4. İnsanları dış görünüşlerine göre yargılamak bizim için bir alışkanlık
“Ay o basenlerle o kalem eteği nasıl giydin?” diye kuşlar ölüyorsa bu işte bir iş, bu işte bir yargılama var. Hayat kısa, kuşlar ölüyor dostlar. Sen şusun, sen busun diye yaftalamalar yapmak da bizim işimiz. Biz bu işte iyiyiz.
5. Duygu sömürüsü mü? En sevdiğimiz…
Yarışmacıların, konukların ağladığı programların reyting rekortmeni olması sürpriz değil. Hep ağlasınlar, hep acı çeksinler de biz izleyelim istiyoruz. “Annem beni küçükken terk etti ama çok özlüyorum, haydi onu bulalım” temalı bölümlerin hastasıyız milletçe. Yalansa yalan diyin.
6. Daha çok gözyaşı, daha çok dram…
Duygusal milletiz vesselam. Kapı çalsa oynarız ama arabesk genlerimize de engel olamayız. O yüzden televizyonda ağlayan insan gördü mü dayanamayız. İzleriz de izleriz, daha çok ağlasın da biz de ağlayalım isteriz. Dramların hastası, yolların ustasıyız.
7. Mağdur edebiyatı olmadan olmaz
Dedik ya duygusal bir milletiz diye. Duygu sömürüsüne tapıyoruz diye. Bu yüzden mağdur edebiyatının olduğu her yerde biz de varız (Bknz. Ülkenin yönetiliş biçimi). Uzaktan kumandalarımız bile buna göre programlanmış durumda. Ezilen insanın yanında dururuz biz göğsümüzü gere gere. Dolayısıyla o kazansın diye SMS göndermek elimizin kiri. En iyi ezilen kazansın!

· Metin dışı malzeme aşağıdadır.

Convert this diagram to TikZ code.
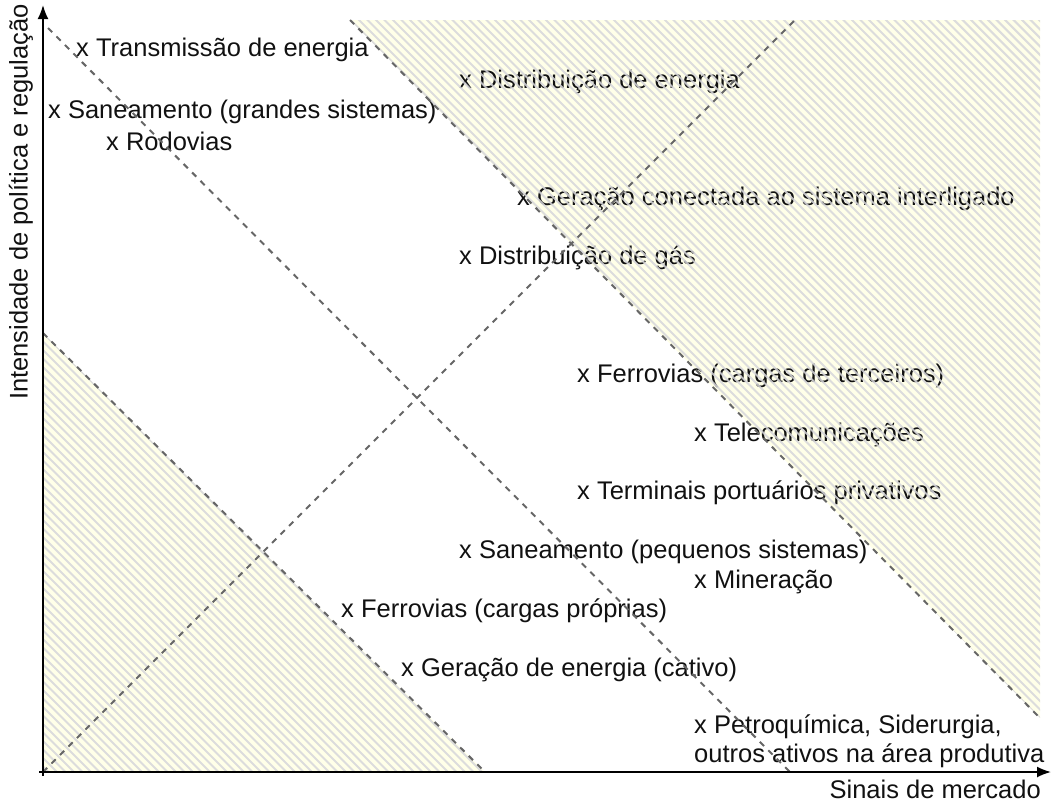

8. İnsanların özel hayatını didik didik etmek bizim işimiz
Şok şok şok! Ünlü yarışmacı kiminle aşk yaşıyor? Issız adada sürpriz aşk! O isim hangi ünlünün eski sevgilisi çıktı? Off, ne güzel haberler bunlar… Hepsini bilmek, hepsini öğrenmek istiyor, insanların yatak odalarına girmekten hiç çekinmiyoruz. Televizyona çıktın mı, kameranın açısına girdi mi, o insan tüm özel hayatını bizimle paylaşmak zorunda çünkü. Yoksa zaplarız ona göre!